◆ TASK OBJECTIVE ◆
Only the lines from the start of the data through the line with "Chart.register(...registerables);" belong in the copy. Restate them word for word, minus the pictures.

◆ COLLECTED DATA ◆
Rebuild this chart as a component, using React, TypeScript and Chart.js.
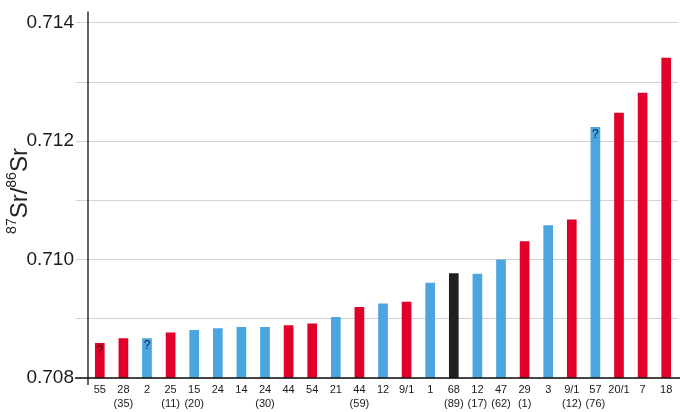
import React, { useEffect, useRef } from "react";
import { Chart, registerables } from "chart.js";

Chart.register(...registerables);

const sampleIds = ["55", "28", "2", "25", "15", "24", "14", "24", "44", "54", "21", "44", "12", "9/1", "1", "68", "12", "47", "29", "3", "9/1", "57", "20/1", "7", "18"];
const sampleSubIds = ["", "(35)", "", "(11)", "(20)", "", "", "(30)", "", "", "", "(59)", "", "", "", "(89)", "(17)", "(62)", "(1)", "", "(12)", "(76)", "", "", ""];
const srRatios = [0.70859, 0.70867, 0.70867, 0.70877, 0.70881, 0.70884, 0.70886, 0.70886, 0.70889, 0.70892, 0.70903, 0.7092, 0.70926, 0.70929, 0.70961, 0.70977, 0.70976, 0.71, 0.71031, 0.71058, 0.71068, 0.71224, 0.71248, 0.71282, 0.71341];
const groups = ["r", "r", "b", "r", "b", "b", "b", "b", "r", "r", "b", "r", "b", "r", "b", "k", "b", "b", "r", "b", "r", "b", "r", "r", "r"];
const uncertain = [0, 2, 21];
const yTicks = [0.708, 0.709, 0.71, 0.711, 0.712, 0.713, 0.714];
const yLabelled = [0.708, 0.71, 0.712, 0.714];

const groupColors: Record<string, string> = { r: "#E2002A", b: "#4BA5DE", k: "#231F20" };
const FONT = "'Liberation Sans', Arial, sans-serif";

const overlay = {
  id: "overlay",
  afterDraw(chart: any) {
    const ctx = chart.ctx;
    const { left, top, bottom } = chart.chartArea;
    ctx.save();
    // axis lines
    ctx.strokeStyle = "#111";
    ctx.lineWidth = 1.3;
    ctx.beginPath();
    ctx.moveTo(left, top - 2);
    ctx.lineTo(left, bottom + 7);
    ctx.moveTo(75, bottom);
    ctx.lineTo(680, bottom);
    ctx.stroke();

    // question marks
    const meta = chart.getDatasetMeta(0);
    ctx.font = `12px ${FONT}`;
    ctx.textAlign = "center";
    ctx.textBaseline = "top";
    uncertain.forEach((i) => {
      const bar = meta.data[i];
      ctx.fillStyle = groups[i] === "r" ? "#301018" : "#14203c";
      ctx.fillText("?", bar.x, bar.y + 1.5);
    });

    // y title with superscripts
    const parts: [string, number, number][] = [
      ["87", 14, -11],
      ["Sr/", 24, 0],
      ["86", 14, -11],
      ["Sr", 24, 0],
    ];
    let total = 0;
    parts.forEach(([t, s]) => {
      ctx.font = `${s}px ${FONT}`;
      total += ctx.measureText(t).width;
    });
    ctx.translate(27, 191);
    ctx.rotate(-Math.PI / 2);
    ctx.fillStyle = "#222";
    ctx.textAlign = "left";
    ctx.textBaseline = "alphabetic";
    let x = -total / 2;
    parts.forEach(([t, s, dy]) => {
      ctx.font = `${s}px ${FONT}`;
      ctx.fillText(t, x, dy);
      x += ctx.measureText(t).width;
    });
    ctx.restore();
  },
};

export default function App() {
  const ref = useRef<HTMLCanvasElement>(null);
  useEffect(() => {
    if (!ref.current) return;
    const labels = sampleIds.map((id, i) => (sampleSubIds[i] ? [id, sampleSubIds[i]] : [id]));
    const chart = new Chart(ref.current, {
      type: "bar",
      data: {
        labels,
        datasets: [
          {
            data: srRatios,
            backgroundColor: groups.map((g) => groupColors[g]),
            borderWidth: 0,
            barPercentage: 0.41,
            categoryPercentage: 1,
          },
        ],
      },
      options: {
        animation: false,
        responsive: false,
        layout: { padding: { top: 5, right: 2, left: 0, bottom: 0 } },
        plugins: { legend: { display: false }, tooltip: { enabled: false } },
        scales: {
          x: {
            grid: { display: false, drawTicks: false },
            border: { display: false },
            ticks: {
              autoSkip: false,
              maxRotation: 0,
              padding: 5,
              color: "#1a1a1a",
              font: { size: 11, family: FONT, lineHeight: 1.3 },
            },
            afterFit: (s: any) => {
              s.height = 34;
            },
          },
          y: {
            min: 0.708,
            max: 0.71416,
            afterBuildTicks: (s: any) => {
              s.ticks = yTicks.map((v) => ({ value: v }));
            },
            grid: { color: "#d2d2d2", lineWidth: 1, tickLength: 12, drawTicks: true },
            border: { display: false },
            ticks: {
              padding: 2,
              color: "#1a1a1a",
              font: { size: 19, family: FONT },
              callback: (v: any) =>
                yLabelled.some((l) => Math.abs(l - Number(v)) < 1e-7) ? Number(v).toFixed(3) : "",
            },
            afterFit: (s: any) => {
              s.width = 88;
            },
          },
        },
      },
      plugins: [overlay],
    });
    return () => chart.destroy();
  }, []);
  return (
    <div style={{ position: "absolute", left: 0, top: 0, width: 680, height: 412, background: "#fff" }}>
      <canvas ref={ref} width={680} height={412} />
    </div>
  );
}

◆ SOLUTION TO THE EXERCISE ◆
Rebuild this chart as a component, using React, TypeScript and Chart.js.
import React, { useEffect, useRef } from "react";
import { Chart, registerables } from "chart.js";

Chart.register(...registerables);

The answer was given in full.